Stated goal: Can you output the material exactly as written, minus any pictures it holds?

Data provided:
-- -- --
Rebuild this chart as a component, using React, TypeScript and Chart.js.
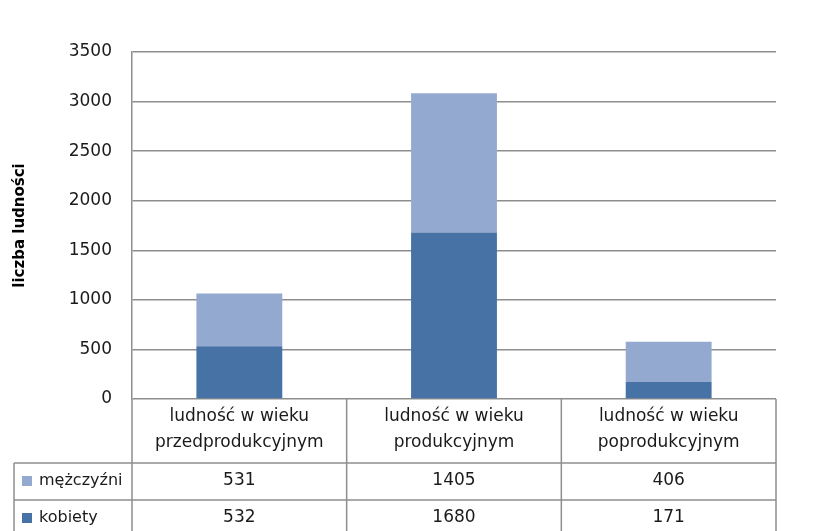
import React, { useEffect, useRef } from "react";
import { Chart, registerables } from "chart.js";

Chart.register(...registerables);

const categories: string[][] = [
  ["ludność w wieku", "przedprodukcyjnym"],
  ["ludność w wieku", "produkcyjnym"],
  ["ludność w wieku", "poprodukcyjnym"],
];
const seriesNames = ["mężczyźni", "kobiety"];
const menValues = [531, 1405, 406];
const womenValues = [532, 1680, 171];
const yMin = 0;
const yMax = 3500;
const yStep = 500;
const yTitle = "liczba ludności";

const LIGHT = "#94a9d0";
const DARK = "#4672a6";
const GRID = "#8e8e8e";
const TEXT = "#1a1a1a";
const FONT = "'DejaVu Sans', sans-serif";

const tablePlugin = {
  id: "dataTable",
  afterDraw(chart: any) {
    const { ctx, chartArea, scales } = chart;
    const xs = scales.x;
    const n = categories.length;
    const left = chartArea.left;
    const right = chartArea.right;
    const top = chartArea.bottom;
    const half = (right - left) / n / 2;
    const headerBottom = top + 64;
    const row1Bottom = headerBottom + 37;
    const bottom = chart.height + 2;
    const tableLeft = 14;

    ctx.save();
    ctx.strokeStyle = GRID;
    ctx.lineWidth = 1.5;
    ctx.beginPath();
    for (let i = 0; i <= n; i++) {
      const xp = i < n ? xs.getPixelForValue(i) - half : xs.getPixelForValue(n - 1) + half;
      ctx.moveTo(xp, top);
      ctx.lineTo(xp, bottom);
    }
    ctx.moveTo(tableLeft, headerBottom);
    ctx.lineTo(tableLeft, bottom);
    ctx.moveTo(tableLeft, headerBottom);
    ctx.lineTo(right, headerBottom);
    ctx.moveTo(tableLeft, row1Bottom);
    ctx.lineTo(right, row1Bottom);
    ctx.stroke();

    ctx.fillStyle = TEXT;
    ctx.font = `17px ${FONT}`;
    ctx.textAlign = "center";
    ctx.textBaseline = "middle";
    categories.forEach((lines, i) => {
      const cx = xs.getPixelForValue(i);
      lines.forEach((t, j) => ctx.fillText(t, cx, top + 18 + j * 26));
    });

    const rows = [
      { name: seriesNames[0], values: menValues, color: LIGHT },
      { name: seriesNames[1], values: womenValues, color: DARK },
    ];
    const rowCenters = [headerBottom + 18, row1Bottom + 18];
    rows.forEach((r, k) => {
      const cy = rowCenters[k];
      ctx.fillStyle = r.color;
      ctx.fillRect(22, cy - 5, 10, 10);
      ctx.fillStyle = TEXT;
      ctx.textAlign = "left";
      ctx.font = `16px ${FONT}`;
      ctx.fillText(r.name, 39, cy);
      ctx.textAlign = "center";
      ctx.font = `17px ${FONT}`;
      r.values.forEach((v, i) => ctx.fillText(String(v), xs.getPixelForValue(i), cy));
    });
    ctx.restore();
  },
};

export default function App() {
  const ref = useRef<HTMLCanvasElement>(null);
  useEffect(() => {
    if (!ref.current) return;
    const chart = new Chart(ref.current, {
      type: "bar",
      data: {
        labels: categories.map((c) => c.join(" ")),
        datasets: [
          { label: seriesNames[1], data: womenValues, backgroundColor: DARK },
          { label: seriesNames[0], data: menValues, backgroundColor: LIGHT },
        ],
      },
      options: {
        responsive: false,
        animation: false,
        layout: { padding: { left: 0, top: 52, right: 41, bottom: 132 } },
        plugins: { legend: { display: false }, tooltip: { enabled: false }, title: { display: false } },
        datasets: { bar: { categoryPercentage: 1, barPercentage: 0.4 } },
        scales: {
          x: { stacked: true, display: false, grid: { display: false } },
          y: {
            stacked: true,
            min: yMin,
            max: yMax,
            ticks: {
              stepSize: yStep,
              padding: 20,
              color: TEXT,
              font: { family: FONT, size: 17 },
              callback: (v: any) => String(v),
            },
            grid: { color: GRID, lineWidth: 1.5, drawTicks: false },
            border: { color: GRID, width: 1.5 },
            title: {
              display: true,
              text: yTitle,
              color: "#000",
              font: { family: FONT, size: 15, weight: "bold" },
              padding: { top: 11, bottom: 0 },
            },
            afterFit: (scale: any) => {
              scale.width = 132;
            },
          },
        },
      },
      plugins: [tablePlugin],
    });
    return () => chart.destroy();
  }, []);
  return (
    <div style={{ position: "fixed", left: 0, top: 0, width: 817, height: 531, background: "#fff" }}>
      <canvas ref={ref} width={817} height={531} style={{ display: "block" }} />
    </div>
  );
}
-- -- --
Result for this task:
Rebuild this chart as a component, using React, TypeScript and Chart.js.
import React, { useEffect, useRef } from "react";
import { Chart, registerables } from "chart.js";

Chart.register(...registerables);

const categories: string[][] = [
  ["ludność w wieku", "przedprodukcyjnym"],
  ["ludność w wieku", "produkcyjnym"],
  ["ludność w wieku", "poprodukcyjnym"],
];
const seriesNames = ["mężczyźni", "kobiety"];
const menValues = [531, 1405, 406];
const womenValues = [532, 1680, 171];
const yMin = 0;
const yMax = 3500;
const yStep = 500;
const yTitle = "liczba ludności";

const LIGHT = "#94a9d0";
const DARK = "#4672a6";
const GRID = "#8e8e8e";
const TEXT = "#1a1a1a";
const FONT = "'DejaVu Sans', sans-serif";

const tablePlugin = {
  id: "dataTable",
  afterDraw(chart: any) {
    const { ctx, chartArea, scales } = chart;
    const xs = scales.x;
    const n = categories.length;
    const left = chartArea.left;
    const right = chartArea.right;
    const top = chartArea.bottom;
    const half = (right - left) / n / 2;
    const headerBottom = top + 64;
    const row1Bottom = headerBottom + 37;
    const bottom = chart.height + 2;
    const tableLeft = 14;

    ctx.save();
    ctx.strokeStyle = GRID;
    ctx.lineWidth = 1.5;
    ctx.beginPath();
    for (let i = 0; i <= n; i++) {
      const xp = i < n ? xs.getPixelForValue(i) - half : xs.getPixelForValue(n - 1) + half;
      ctx.moveTo(xp, top);
      ctx.lineTo(xp, bottom);
    }
    ctx.moveTo(tableLeft, headerBottom);
    ctx.lineTo(tableLeft, bottom);
    ctx.moveTo(tableLeft, headerBottom);
    ctx.lineTo(right, headerBottom);
    ctx.moveTo(tableLeft, row1Bottom);
    ctx.lineTo(right, row1Bottom);
    ctx.stroke();

    ctx.fillStyle = TEXT;
    ctx.font = `17px ${FONT}`;
    ctx.textAlign = "center";
    ctx.textBaseline = "middle";
    categories.forEach((lines, i) => {
      const cx = xs.getPixelForValue(i);
      lines.forEach((t, j) => ctx.fillText(t, cx, top + 18 + j * 26));
    });

    const rows = [
      { name: seriesNames[0], values: menValues, color: LIGHT },
      { name: seriesNames[1], values: womenValues, color: DARK },
    ];
    const rowCenters = [headerBottom + 18, row1Bottom + 18];
    rows.forEach((r, k) => {
      const cy = rowCenters[k];
      ctx.fillStyle = r.color;
      ctx.fillRect(22, cy - 5, 10, 10);
      ctx.fillStyle = TEXT;
      ctx.textAlign = "left";
      ctx.font = `16px ${FONT}`;
      ctx.fillText(r.name, 39, cy);
      ctx.textAlign = "center";
      ctx.font = `17px ${FONT}`;
      r.values.forEach((v, i) => ctx.fillText(String(v), xs.getPixelForValue(i), cy));
    });
    ctx.restore();
  },
};

export default function App() {
  const ref = useRef<HTMLCanvasElement>(null);
  useEffect(() => {
    if (!ref.current) return;
    const chart = new Chart(ref.current, {
      type: "bar",
      data: {
        labels: categories.map((c) => c.join(" ")),
        datasets: [
          { label: seriesNames[1], data: womenValues, backgroundColor: DARK },
          { label: seriesNames[0], data: menValues, backgroundColor: LIGHT },
        ],
      },
      options: {
        responsive: false,
        animation: false,
        layout: { padding: { left: 0, top: 52, right: 41, bottom: 132 } },
        plugins: { legend: { display: false }, tooltip: { enabled: false }, title: { display: false } },
        datasets: { bar: { categoryPercentage: 1, barPercentage: 0.4 } },
        scales: {
          x: { stacked: true, display: false, grid: { display: false } },
          y: {
            stacked: true,
            min: yMin,
            max: yMax,
            ticks: {
              stepSize: yStep,
              padding: 20,
              color: TEXT,
              font: { family: FONT, size: 17 },
              callback: (v: any) => String(v),
            },
            grid: { color: GRID, lineWidth: 1.5, drawTicks: false },
            border: { color: GRID, width: 1.5 },
            title: {
              display: true,
              text: yTitle,
              color: "#000",
              font: { family: FONT, size: 15, weight: "bold" },
              padding: { top: 11, bottom: 0 },
            },
            afterFit: (scale: any) => {
              scale.width = 132;
            },
          },
        },
      },
      plugins: [tablePlugin],
    });
    return () => chart.destroy();
  }, []);
  return (
    <div style={{ position: "fixed", left: 0, top: 0, width: 817, height: 531, background: "#fff" }}>
      <canvas ref={ref} width={817} height={531} style={{ display: "block" }} />
    </div>
  );
}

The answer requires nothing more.